What is required:
Exclude the pictures, then repeat the remaining data exactly.

Information shown:
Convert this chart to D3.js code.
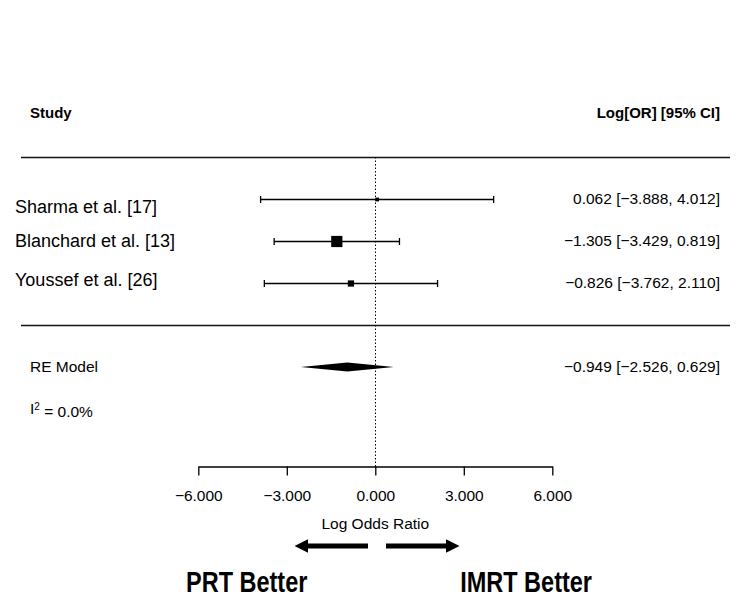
<!DOCTYPE html>
<html>
<head>
<meta charset="utf-8">
<script src="https://cdn.jsdelivr.net/npm/d3@7"></script>
<style>
  body { margin: 0; background: #fff; }
  text { font-family: "Liberation Sans", Arial, sans-serif; fill: #000; }
</style>
</head>
<body>
<div id="chart"></div>
<script>
// study data
let studies = ['Sharma et al. [17]', 'Blanchard et al. [13]', 'Youssef et al. [26]']
let estimates = [0.062, -1.305, -0.826]
let lower = [-3.888, -3.429, -3.762]
let upper = [4.012, 0.819, 2.110]

let pooled = {label: 'RE Model', est: -0.949, lo: -2.526, hi: 0.629}
let xTicks = [-6, -3, 0, 3, 6]

let width = 750
let height = 609

let x = d3.scaleLinear()
	.domain([-6, 6])
	.range([198.3, 552.3])

// rows counted from the bottom like metafor: 3..1 studies, -1 summary
let y = d3.scaleLinear()
	.domain([5, -2])
	.range([115, 409])

let axisY = 466.5

// weights from the CI widths, used only for square size
let weights = studies.map((d, i) => {
	let se = (upper[i] - lower[i]) / (2 * 1.96)
	return 1 / (se * se)
})

let size = d3.scaleLinear()
	.domain(d3.extent(weights))
	.range([3.8, 11.2])

const svg = d3.select('#chart')
	.append('svg')
	.attr('width', width)
	.attr('height', height)

let rows = studies.map((d, i) => ({
	name: d, est: estimates[i], lo: lower[i], hi: upper[i], w: weights[i], row: studies.length - i
}))

// headers
svg.append('text')
	.attr('x', 30).attr('y', y(5) - 2.5).attr('dy', '0.35em')
	.style('font-size', '15px').style('font-weight', 'bold')
	.text('Study')

svg.append('text')
	.attr('x', 720).attr('y', y(5) - 2.5).attr('dy', '0.35em')
	.attr('text-anchor', 'end')
	.style('font-size', '15px').style('font-weight', 'bold')
	.text('Log[OR] [95% CI]')

// separator lines
;[4, 0].forEach(function(r){
	svg.append('line')
		.attr('x1', 21).attr('x2', 730)
		.attr('y1', y(r) + 0.5).attr('y2', y(r) + 0.5)
		.attr('stroke', '#111').attr('stroke-width', 1.4)
})

// reference line at 0
svg.append('line')
	.attr('x1', Math.round(x(0)) + 0.5).attr('x2', Math.round(x(0)) + 0.5)
	.attr('y1', y(4)).attr('y2', axisY)
	.attr('stroke', '#000')
	.attr('stroke-width', 1)
	.attr('stroke-dasharray', '1.5,2')

// the labels in the picture sit a little off their rows
let labelShift = [8, 0, -3]

let g = svg.selectAll('.study')
	.data(rows)
	.enter()
	.append('g')
	.attr('class', 'study')

g.append('text')
	.attr('x', 15)
	.attr('y', (d, i) => y(d.row) + labelShift[i])
	.attr('dy', '0.35em')
	.style('font-size', '18px')
	.text(d => d.name)

g.append('line')
	.attr('x1', d => x(d.lo)).attr('x2', d => x(d.hi))
	.attr('y1', d => y(d.row) + 0.5).attr('y2', d => y(d.row) + 0.5)
	.attr('stroke', '#000').attr('stroke-width', 1.3)

g.selectAll('.cap')
	.data(d => [{v: d.lo, row: d.row}, {v: d.hi, row: d.row}])
	.enter()
	.append('line')
	.attr('x1', d => x(d.v)).attr('x2', d => x(d.v))
	.attr('y1', d => y(d.row) - 3).attr('y2', d => y(d.row) + 4)
	.attr('stroke', '#000').attr('stroke-width', 1.3)

g.append('rect')
	.attr('x', d => x(d.est) - size(d.w) / 2)
	.attr('y', d => y(d.row) + 0.5 - size(d.w) / 2)
	.attr('width', d => size(d.w))
	.attr('height', d => size(d.w))
	.attr('fill', '#000')

let fmt = d3.format('.3f')
let ci = d => fmt(d.est) + ' [' + fmt(d.lo) + ', ' + fmt(d.hi) + ']'

g.append('text')
	.attr('x', 720)
	.attr('y', d => y(d.row))
	.attr('dy', '0.35em')
	.attr('text-anchor', 'end')
	.style('font-size', '15.5px')
	.text(ci)

// summary diamond
svg.append('text')
	.attr('x', 30).attr('y', y(-1)).attr('dy', '0.35em')
	.style('font-size', '15.5px')
	.text(pooled.label)

svg.append('polygon')
	.attr('points', [
		[x(pooled.lo), y(-1)],
		[x(pooled.est), y(-1) - 4.5],
		[x(pooled.hi), y(-1)],
		[x(pooled.est), y(-1) + 4.5]
	].map(p => p.join(',')).join(' '))
	.attr('fill', '#000')

svg.append('text')
	.attr('x', 720).attr('y', y(-1)).attr('dy', '0.35em')
	.attr('text-anchor', 'end')
	.style('font-size', '15.5px')
	.text(ci(pooled))

let i2 = svg.append('text')
	.attr('x', 30).attr('y', y(-2)).attr('dy', '0.35em')
	.style('font-size', '15.5px')
i2.append('tspan').text('I')
i2.append('tspan').attr('dy', '-0.45em').style('font-size', '10px').text('2')
i2.append('tspan').attr('dy', '0.45em').text(' = 0.0%')

// x axis
let xAxis = d3.axisBottom(x)
	.tickValues(xTicks)
	.tickSize(9)
	.tickSizeOuter(0)
	.tickPadding(14)
	.tickFormat(d => fmt(d).replace('-', '\u2212'))

let ax = svg.append('g')
	.attr('transform', `translate(0,${axisY})`)
	.call(xAxis)

ax.select('.domain').attr('stroke', '#000').attr('stroke-width', 1.3)
ax.selectAll('.tick line').attr('stroke', '#000').attr('stroke-width', 1.3)
ax.selectAll('.tick text')
	.style('font-size', '15.5px')
	.style('font-family', '"Liberation Sans", Arial, sans-serif')
	.attr('fill', '#000')

svg.append('text')
	.attr('x', x(0)).attr('y', 529)
	.attr('text-anchor', 'middle')
	.style('font-size', '15.5px')
	.text('Log Odds Ratio')

// direction arrows
svg.append('defs').append('marker')
	.attr('id', 'head')
	.attr('viewBox', '0 0 10 10')
	.attr('refX', 0).attr('refY', 5)
	.attr('markerWidth', 2.7).attr('markerHeight', 2.8)
	.attr('orient', 'auto')
	.append('path')
	.attr('d', 'M0,0 L10,5 L0,10 Z')
	.attr('fill', '#000')

let arrows = [[368, 308], [386, 446]]
arrows.forEach(function(a){
	svg.append('line')
		.attr('x1', a[0]).attr('x2', a[1])
		.attr('y1', 546).attr('y2', 546)
		.attr('stroke', '#000').attr('stroke-width', 5)
		.attr('marker-end', 'url(#head)')
})

svg.append('text')
	.attr('transform', 'translate(186,592) scale(1,1.22)')
	.style('font-size', '23.5px').style('font-weight', 'bold')
	.text('PRT Better')

svg.append('text')
	.attr('transform', 'translate(592,592) scale(1,1.22)')
	.attr('text-anchor', 'end')
	.style('font-size', '23.5px').style('font-weight', 'bold')
	.text('IMRT Better')
</script>
</body>
</html>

Solution to the problem:
Convert this chart to D3.js code.
<!DOCTYPE html>
<html>
<head>
<meta charset="utf-8">
<script src="https://cdn.jsdelivr.net/npm/d3@7"></script>
<style>
  body { margin: 0; background: #fff; }
  text { font-family: "Liberation Sans", Arial, sans-serif; fill: #000; }
</style>
</head>
<body>
<div id="chart"></div>
<script>
// study data
let studies = ['Sharma et al. [17]', 'Blanchard et al. [13]', 'Youssef et al. [26]']
let estimates = [0.062, -1.305, -0.826]
let lower = [-3.888, -3.429, -3.762]
let upper = [4.012, 0.819, 2.110]

let pooled = {label: 'RE Model', est: -0.949, lo: -2.526, hi: 0.629}
let xTicks = [-6, -3, 0, 3, 6]

let width = 750
let height = 609

let x = d3.scaleLinear()
	.domain([-6, 6])
	.range([198.3, 552.3])

// rows counted from the bottom like metafor: 3..1 studies, -1 summary
let y = d3.scaleLinear()
	.domain([5, -2])
	.range([115, 409])

let axisY = 466.5

// weights from the CI widths, used only for square size
let weights = studies.map((d, i) => {
	let se = (upper[i] - lower[i]) / (2 * 1.96)
	return 1 / (se * se)
})

let size = d3.scaleLinear()
	.domain(d3.extent(weights))
	.range([3.8, 11.2])

const svg = d3.select('#chart')
	.append('svg')
	.attr('width', width)
	.attr('height', height)

let rows = studies.map((d, i) => ({
	name: d, est: estimates[i], lo: lower[i], hi: upper[i], w: weights[i], row: studies.length - i
}))

// headers
svg.append('text')
	.attr('x', 30).attr('y', y(5) - 2.5).attr('dy', '0.35em')
	.style('font-size', '15px').style('font-weight', 'bold')
	.text('Study')

svg.append('text')
	.attr('x', 720).attr('y', y(5) - 2.5).attr('dy', '0.35em')
	.attr('text-anchor', 'end')
	.style('font-size', '15px').style('font-weight', 'bold')
	.text('Log[OR] [95% CI]')

// separator lines
;[4, 0].forEach(function(r){
	svg.append('line')
		.attr('x1', 21).attr('x2', 730)
		.attr('y1', y(r) + 0.5).attr('y2', y(r) + 0.5)
		.attr('stroke', '#111').attr('stroke-width', 1.4)
})

// reference line at 0
svg.append('line')
	.attr('x1', Math.round(x(0)) + 0.5).attr('x2', Math.round(x(0)) + 0.5)
	.attr('y1', y(4)).attr('y2', axisY)
	.attr('stroke', '#000')
	.attr('stroke-width', 1)
	.attr('stroke-dasharray', '1.5,2')

// the labels in the picture sit a little off their rows
let labelShift = [8, 0, -3]

let g = svg.selectAll('.study')
	.data(rows)
	.enter()
	.append('g')
	.attr('class', 'study')

g.append('text')
	.attr('x', 15)
	.attr('y', (d, i) => y(d.row) + labelShift[i])
	.attr('dy', '0.35em')
	.style('font-size', '18px')
	.text(d => d.name)

g.append('line')
	.attr('x1', d => x(d.lo)).attr('x2', d => x(d.hi))
	.attr('y1', d => y(d.row) + 0.5).attr('y2', d => y(d.row) + 0.5)
	.attr('stroke', '#000').attr('stroke-width', 1.3)

g.selectAll('.cap')
	.data(d => [{v: d.lo, row: d.row}, {v: d.hi, row: d.row}])
	.enter()
	.append('line')
	.attr('x1', d => x(d.v)).attr('x2', d => x(d.v))
	.attr('y1', d => y(d.row) - 3).attr('y2', d => y(d.row) + 4)
	.attr('stroke', '#000').attr('stroke-width', 1.3)

g.append('rect')
	.attr('x', d => x(d.est) - size(d.w) / 2)
	.attr('y', d => y(d.row) + 0.5 - size(d.w) / 2)
	.attr('width', d => size(d.w))
	.attr('height', d => size(d.w))
	.attr('fill', '#000')

let fmt = d3.format('.3f')
let ci = d => fmt(d.est) + ' [' + fmt(d.lo) + ', ' + fmt(d.hi) + ']'

g.append('text')
	.attr('x', 720)
	.attr('y', d => y(d.row))
	.attr('dy', '0.35em')
	.attr('text-anchor', 'end')
	.style('font-size', '15.5px')
	.text(ci)

// summary diamond
svg.append('text')
	.attr('x', 30).attr('y', y(-1)).attr('dy', '0.35em')
	.style('font-size', '15.5px')
	.text(pooled.label)

svg.append('polygon')
	.attr('points', [
		[x(pooled.lo), y(-1)],
		[x(pooled.est), y(-1) - 4.5],
		[x(pooled.hi), y(-1)],
		[x(pooled.est), y(-1) + 4.5]
	].map(p => p.join(',')).join(' '))
	.attr('fill', '#000')

svg.append('text')
	.attr('x', 720).attr('y', y(-1)).attr('dy', '0.35em')
	.attr('text-anchor', 'end')
	.style('font-size', '15.5px')
	.text(ci(pooled))

let i2 = svg.append('text')
	.attr('x', 30).attr('y', y(-2)).attr('dy', '0.35em')
	.style('font-size', '15.5px')
i2.append('tspan').text('I')
i2.append('tspan').attr('dy', '-0.45em').style('font-size', '10px').text('2')
i2.append('tspan').attr('dy', '0.45em').text(' = 0.0%')

// x axis
let xAxis = d3.axisBottom(x)
	.tickValues(xTicks)
	.tickSize(9)
	.tickSizeOuter(0)
	.tickPadding(14)
	.tickFormat(d => fmt(d).replace('-', '\u2212'))

let ax = svg.append('g')
	.attr('transform', `translate(0,${axisY})`)
	.call(xAxis)

ax.select('.domain').attr('stroke', '#000').attr('stroke-width', 1.3)
ax.selectAll('.tick line').attr('stroke', '#000').attr('stroke-width', 1.3)
ax.selectAll('.tick text')
	.style('font-size', '15.5px')
	.style('font-family', '"Liberation Sans", Arial, sans-serif')
	.attr('fill', '#000')

svg.append('text')
	.attr('x', x(0)).attr('y', 529)
	.attr('text-anchor', 'middle')
	.style('font-size', '15.5px')
	.text('Log Odds Ratio')

// direction arrows
svg.append('defs').append('marker')
	.attr('id', 'head')
	.attr('viewBox', '0 0 10 10')
	.attr('refX', 0).attr('refY', 5)
	.attr('markerWidth', 2.7).attr('markerHeight', 2.8)
	.attr('orient', 'auto')
	.append('path')
	.attr('d', 'M0,0 L10,5 L0,10 Z')
	.attr('fill', '#000')

let arrows = [[368, 308], [386, 446]]
arrows.forEach(function(a){
	svg.append('line')
		.attr('x1', a[0]).attr('x2', a[1])
		.attr('y1', 546).attr('y2', 546)
		.attr('stroke', '#000').attr('stroke-width', 5)
		.attr('marker-end', 'url(#head)')
})

svg.append('text')
	.attr('transform', 'translate(186,592) scale(1,1.22)')
	.style('font-size', '23.5px').style('font-weight', 'bold')
	.text('PRT Better')

svg.append('text')
	.attr('transform', 'translate(592,592) scale(1,1.22)')
	.attr('text-anchor', 'end')
	.style('font-size', '23.5px').style('font-weight', 'bold')
	.text('IMRT Better')
</script>
</body>
</html>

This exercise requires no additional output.